No Shelter From the Coming Storm

I can hear breath go in and out or is that the sound of a lost cause? I feel my lungs expand with the ever present doubt that they will fill to the brim with the oxygen I need to survive. I can hear the blood rushing through my ears. Pulsing like an electric shock through to my teeth. My heart beats inside my head like the faint tapping of the police at the door. Yes I can hear all that banging. I barely see the people walking by, gazing down at me. They provide me with a passing glance as they pour a handful of soil into my grave. Walking by, judging my position in life- six feet under, five bags deep.

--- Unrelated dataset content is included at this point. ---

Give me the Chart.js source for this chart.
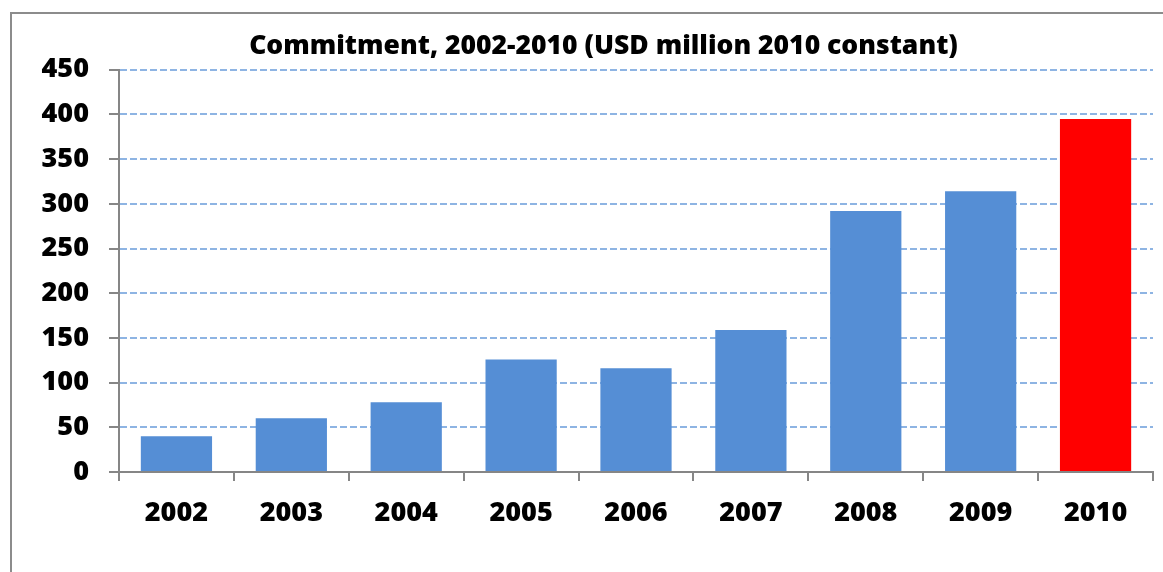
<!DOCTYPE html>
<html>
<head>
<meta charset="utf-8">
<script src="https://cdn.jsdelivr.net/npm/chart.js@4"></script>
<style>
  body { margin: 0; background: #fff; overflow: hidden; }
  #frame {
    position: absolute; left: 10px; top: 12px; width: 1200px; height: 600px;
    border-left: 2px solid #8c8c8c; border-top: 2px solid #8c8c8c;
  }
  #wrap { position: absolute; left: 0; top: 0; width: 1163px; height: 572px; }
</style>
</head>
<body>
<div id="frame"></div>
<div id="wrap"><canvas id="myChart"></canvas></div>
<script>
const years = ["2002", "2003", "2004", "2005", "2006", "2007", "2008", "2009", "2010"];
const commitment = [40, 60, 78, 126, 116, 159, 292, 314, 395];
const barColors = ["#558ED5", "#558ED5", "#558ED5", "#558ED5", "#558ED5", "#558ED5", "#558ED5", "#558ED5", "#FF0000"];

const labelFont = { family: "'Open Sans', sans-serif", size: 27, weight: "800" };

// title in the original is centred a bit to the right of the canvas centre
const shiftTitle = {
  id: "shiftTitle",
  afterLayout(chart) {
    if (chart.titleBlock) chart.titleBlock.left = 54;
  },
};

const ctx = document.getElementById("myChart");
new Chart(ctx, {
  type: "bar",
  data: {
    labels: years,
    datasets: [
      {
        label: "Commitment",
        data: commitment,
        backgroundColor: barColors,
        borderWidth: 0,
        categoryPercentage: 1,
        barPercentage: 0.62,
      },
    ],
  },
  options: {
    responsive: true,
    maintainAspectRatio: false,
    animation: false,
    layout: { padding: { left: 0, right: 10, top: 0, bottom: 0 } },
    plugins: {
      legend: { display: false },
      tooltip: { enabled: false },
      title: {
        display: true,
        text: "Commitment, 2002-2010 (USD million 2010 constant)",
        color: "#000",
        font: { family: "'Open Sans', sans-serif", size: 26.5, weight: "800", lineHeight: 1.2 },
        padding: { top: 31, bottom: 7 },
      },
    },
    scales: {
      y: {
        min: 0,
        max: 450,
        ticks: { stepSize: 50, color: "#000", font: labelFont, padding: 20 },
        grid: {
          color: "#8EB4E3",
          lineWidth: 2,
          tickColor: "#868686",
          tickLength: 10,
          tickBorderDash: [],
        },
        border: { color: "#868686", width: 2, dash: [7, 3] },
        afterFit: (s) => { s.width = 119; },
      },
      x: {
        offset: true,
        ticks: { color: "#000", font: labelFont, padding: 16 },
        grid: {
          offset: true,
          drawOnChartArea: false,
          color: "#868686",
          lineWidth: 2,
          tickLength: 9,
        },
        border: { color: "#868686", width: 2 },
        afterFit: (s) => { s.height = 100; },
      },
    },
  },
  plugins: [shiftTitle],
});
</script>
</body>
</html>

I feel them slip the oxygen into my nose. Into? Out? I'm confused now. I feel the cold stainless steel against my air as the push me into the back of the ambulance. I see the scrubbed white walls as the wheel me down the hall. I try to reach up but I am shackled to the gurney. "We are taking you into surgery now. Count backwards from 10, 9, 8..."I feel the prick in my arm. I wake up to blood soaked bandages. I feel a tightness in my arm. "Can I call my mother?" I start to tremble from the anesthesia. 

I was laying on the ground, dreaming of him/her/them. Not the ground, like looking at the cloud on your grandmother's porch in the summertime. I was laying on the concrete, dreaming of the afternoon you pushed my hair gently behind my ear. You promised me everything was going to be okay as you squeezed my shoulders. I was sick that morning/day/night/decade. I didn't have the motion to go another step. You gestured that you would come back for me. Did you ever? I didn't leave that spot for hours upon hours, thinking I didn't want to miss you. Believing you would come back with my dope or my money. I believe you never did.

I was trying to find a vein. Here a poke, there a poke, everywhere a poke. Is it worse to have money and no way to get drugs or drugs and no way to find a vein? Blood trickles into my new socks. When I stand up, I see the future. No rest for the weary, no shelter from the coming storm. 

     I took my depression jammies off just for you. 

Comments

  1. Tracey, your writing has had a huge impact on me. After reading about your experiences, I started volunteering at a harm reduction program here in SF, and I want to get trained on how to administer Narcan. Your perspectives are always thought-provoking and appreciated.